- [Exercise instructions]:
Every line of the records must be repeated exactly; pictures stay out.
========================================================================
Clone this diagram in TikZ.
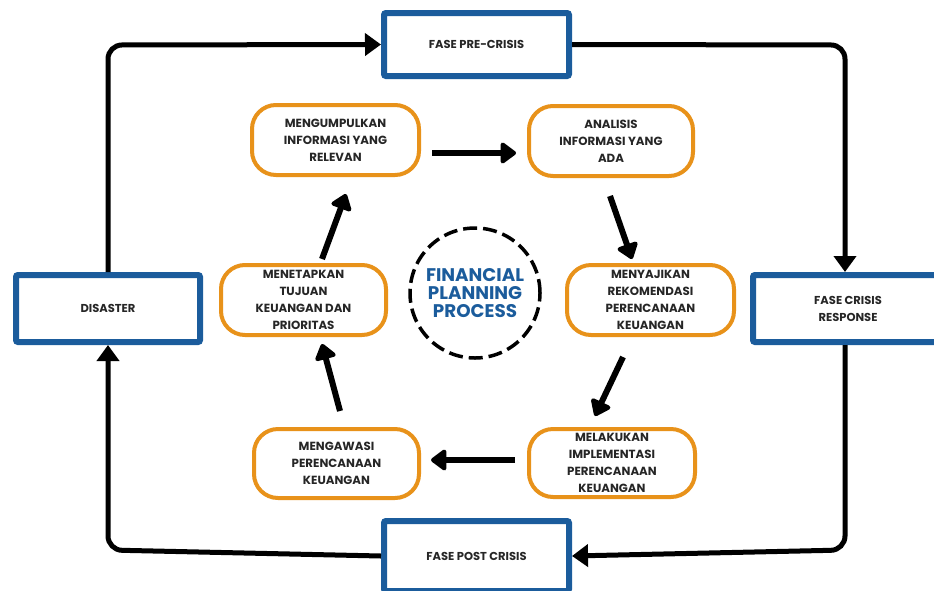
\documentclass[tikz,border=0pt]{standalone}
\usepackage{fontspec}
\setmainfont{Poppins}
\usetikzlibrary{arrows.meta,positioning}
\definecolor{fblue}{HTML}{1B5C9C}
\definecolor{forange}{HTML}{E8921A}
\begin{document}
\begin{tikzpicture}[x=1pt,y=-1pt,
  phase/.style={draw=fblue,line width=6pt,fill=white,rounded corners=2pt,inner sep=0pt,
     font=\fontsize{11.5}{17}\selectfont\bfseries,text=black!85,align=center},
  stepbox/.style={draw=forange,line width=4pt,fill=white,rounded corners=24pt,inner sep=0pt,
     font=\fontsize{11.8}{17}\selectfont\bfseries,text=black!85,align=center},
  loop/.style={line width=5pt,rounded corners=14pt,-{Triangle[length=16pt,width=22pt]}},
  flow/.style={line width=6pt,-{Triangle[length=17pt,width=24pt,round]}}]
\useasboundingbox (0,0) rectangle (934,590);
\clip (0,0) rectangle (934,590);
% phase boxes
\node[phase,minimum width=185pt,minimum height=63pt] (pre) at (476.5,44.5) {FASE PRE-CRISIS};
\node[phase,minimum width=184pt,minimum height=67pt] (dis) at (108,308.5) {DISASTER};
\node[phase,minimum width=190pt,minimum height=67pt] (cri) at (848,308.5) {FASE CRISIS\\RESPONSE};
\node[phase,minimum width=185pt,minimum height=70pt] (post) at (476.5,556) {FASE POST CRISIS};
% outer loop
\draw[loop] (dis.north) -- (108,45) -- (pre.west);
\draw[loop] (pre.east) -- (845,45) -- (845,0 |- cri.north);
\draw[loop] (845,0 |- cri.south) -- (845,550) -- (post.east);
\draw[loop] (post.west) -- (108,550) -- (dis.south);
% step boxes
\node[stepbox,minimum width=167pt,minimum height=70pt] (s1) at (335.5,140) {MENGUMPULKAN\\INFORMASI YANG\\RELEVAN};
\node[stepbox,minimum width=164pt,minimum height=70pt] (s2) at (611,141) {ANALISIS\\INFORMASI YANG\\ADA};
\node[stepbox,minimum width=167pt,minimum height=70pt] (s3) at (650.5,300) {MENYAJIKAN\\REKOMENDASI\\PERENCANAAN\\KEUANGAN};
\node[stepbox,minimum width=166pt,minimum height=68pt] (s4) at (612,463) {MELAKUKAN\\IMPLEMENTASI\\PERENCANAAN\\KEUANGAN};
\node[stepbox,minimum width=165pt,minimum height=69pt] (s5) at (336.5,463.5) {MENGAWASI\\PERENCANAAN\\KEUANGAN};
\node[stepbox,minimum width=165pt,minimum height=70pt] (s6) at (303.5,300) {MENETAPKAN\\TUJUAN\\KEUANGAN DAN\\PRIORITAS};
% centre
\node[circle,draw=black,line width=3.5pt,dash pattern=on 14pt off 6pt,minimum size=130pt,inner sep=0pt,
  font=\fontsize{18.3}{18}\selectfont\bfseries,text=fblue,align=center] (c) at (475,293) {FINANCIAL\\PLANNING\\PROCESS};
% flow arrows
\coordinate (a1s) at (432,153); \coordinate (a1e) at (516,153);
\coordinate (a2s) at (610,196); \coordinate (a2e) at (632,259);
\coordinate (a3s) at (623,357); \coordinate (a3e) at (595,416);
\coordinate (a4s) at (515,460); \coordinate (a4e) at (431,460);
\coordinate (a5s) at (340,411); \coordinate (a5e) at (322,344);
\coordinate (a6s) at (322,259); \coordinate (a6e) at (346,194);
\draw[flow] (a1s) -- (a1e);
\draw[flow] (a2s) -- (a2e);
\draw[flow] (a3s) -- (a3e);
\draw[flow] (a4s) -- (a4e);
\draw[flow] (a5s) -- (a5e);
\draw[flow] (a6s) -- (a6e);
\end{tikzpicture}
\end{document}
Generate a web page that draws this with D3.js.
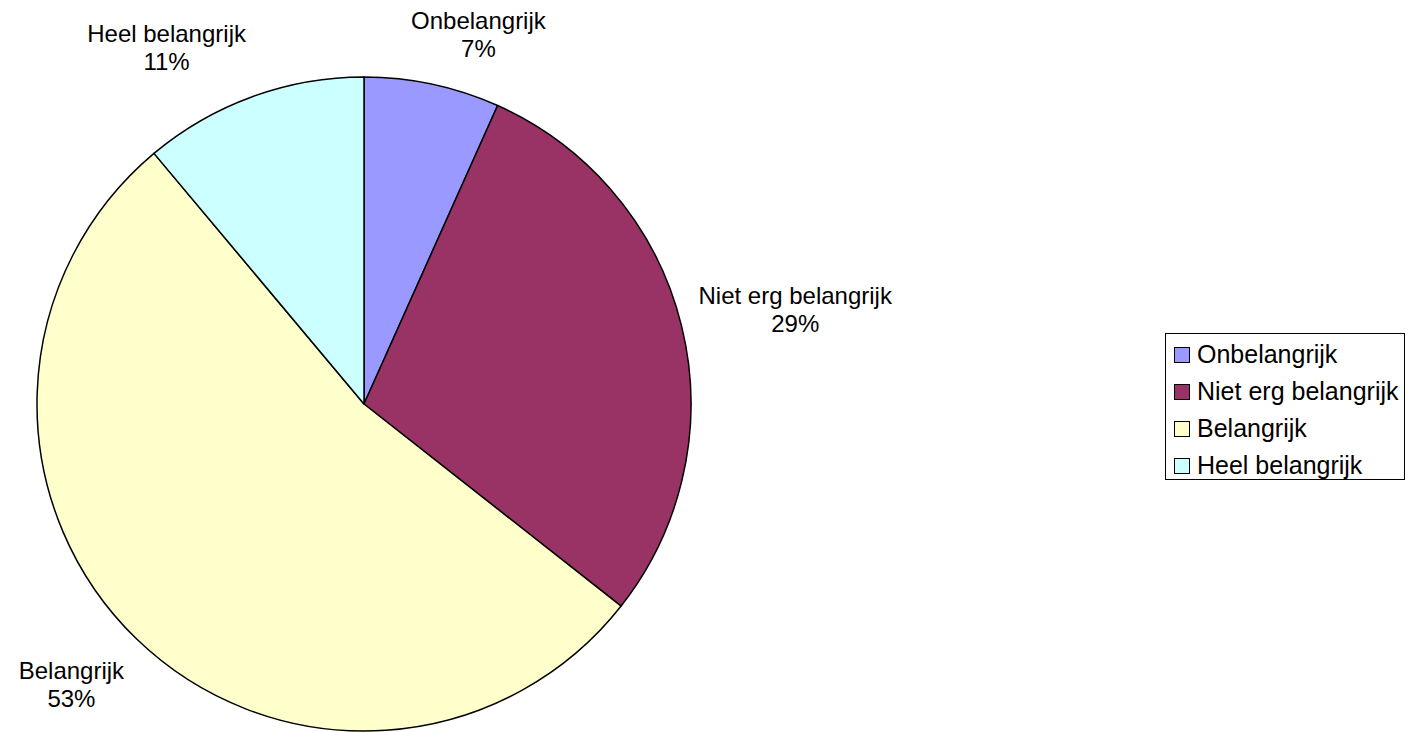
========================================================================
- [Answer below]:
Clone this diagram in TikZ.
\documentclass[tikz,border=0pt]{standalone}
\usepackage{fontspec}
\setmainfont{Poppins}
\usetikzlibrary{arrows.meta,positioning}
\definecolor{fblue}{HTML}{1B5C9C}
\definecolor{forange}{HTML}{E8921A}
\begin{document}
\begin{tikzpicture}[x=1pt,y=-1pt,
  phase/.style={draw=fblue,line width=6pt,fill=white,rounded corners=2pt,inner sep=0pt,
     font=\fontsize{11.5}{17}\selectfont\bfseries,text=black!85,align=center},
  stepbox/.style={draw=forange,line width=4pt,fill=white,rounded corners=24pt,inner sep=0pt,
     font=\fontsize{11.8}{17}\selectfont\bfseries,text=black!85,align=center},
  loop/.style={line width=5pt,rounded corners=14pt,-{Triangle[length=16pt,width=22pt]}},
  flow/.style={line width=6pt,-{Triangle[length=17pt,width=24pt,round]}}]
\useasboundingbox (0,0) rectangle (934,590);
\clip (0,0) rectangle (934,590);
% phase boxes
\node[phase,minimum width=185pt,minimum height=63pt] (pre) at (476.5,44.5) {FASE PRE-CRISIS};
\node[phase,minimum width=184pt,minimum height=67pt] (dis) at (108,308.5) {DISASTER};
\node[phase,minimum width=190pt,minimum height=67pt] (cri) at (848,308.5) {FASE CRISIS\\RESPONSE};
\node[phase,minimum width=185pt,minimum height=70pt] (post) at (476.5,556) {FASE POST CRISIS};
% outer loop
\draw[loop] (dis.north) -- (108,45) -- (pre.west);
\draw[loop] (pre.east) -- (845,45) -- (845,0 |- cri.north);
\draw[loop] (845,0 |- cri.south) -- (845,550) -- (post.east);
\draw[loop] (post.west) -- (108,550) -- (dis.south);
% step boxes
\node[stepbox,minimum width=167pt,minimum height=70pt] (s1) at (335.5,140) {MENGUMPULKAN\\INFORMASI YANG\\RELEVAN};
\node[stepbox,minimum width=164pt,minimum height=70pt] (s2) at (611,141) {ANALISIS\\INFORMASI YANG\\ADA};
\node[stepbox,minimum width=167pt,minimum height=70pt] (s3) at (650.5,300) {MENYAJIKAN\\REKOMENDASI\\PERENCANAAN\\KEUANGAN};
\node[stepbox,minimum width=166pt,minimum height=68pt] (s4) at (612,463) {MELAKUKAN\\IMPLEMENTASI\\PERENCANAAN\\KEUANGAN};
\node[stepbox,minimum width=165pt,minimum height=69pt] (s5) at (336.5,463.5) {MENGAWASI\\PERENCANAAN\\KEUANGAN};
\node[stepbox,minimum width=165pt,minimum height=70pt] (s6) at (303.5,300) {MENETAPKAN\\TUJUAN\\KEUANGAN DAN\\PRIORITAS};
% centre
\node[circle,draw=black,line width=3.5pt,dash pattern=on 14pt off 6pt,minimum size=130pt,inner sep=0pt,
  font=\fontsize{18.3}{18}\selectfont\bfseries,text=fblue,align=center] (c) at (475,293) {FINANCIAL\\PLANNING\\PROCESS};
% flow arrows
\coordinate (a1s) at (432,153); \coordinate (a1e) at (516,153);
\coordinate (a2s) at (610,196); \coordinate (a2e) at (632,259);
\coordinate (a3s) at (623,357); \coordinate (a3e) at (595,416);
\coordinate (a4s) at (515,460); \coordinate (a4e) at (431,460);
\coordinate (a5s) at (340,411); \coordinate (a5e) at (322,344);
\coordinate (a6s) at (322,259); \coordinate (a6e) at (346,194);
\draw[flow] (a1s) -- (a1e);
\draw[flow] (a2s) -- (a2e);
\draw[flow] (a3s) -- (a3e);
\draw[flow] (a4s) -- (a4e);
\draw[flow] (a5s) -- (a5e);
\draw[flow] (a6s) -- (a6e);
\end{tikzpicture}
\end{document}
Generate a web page that draws this with D3.js.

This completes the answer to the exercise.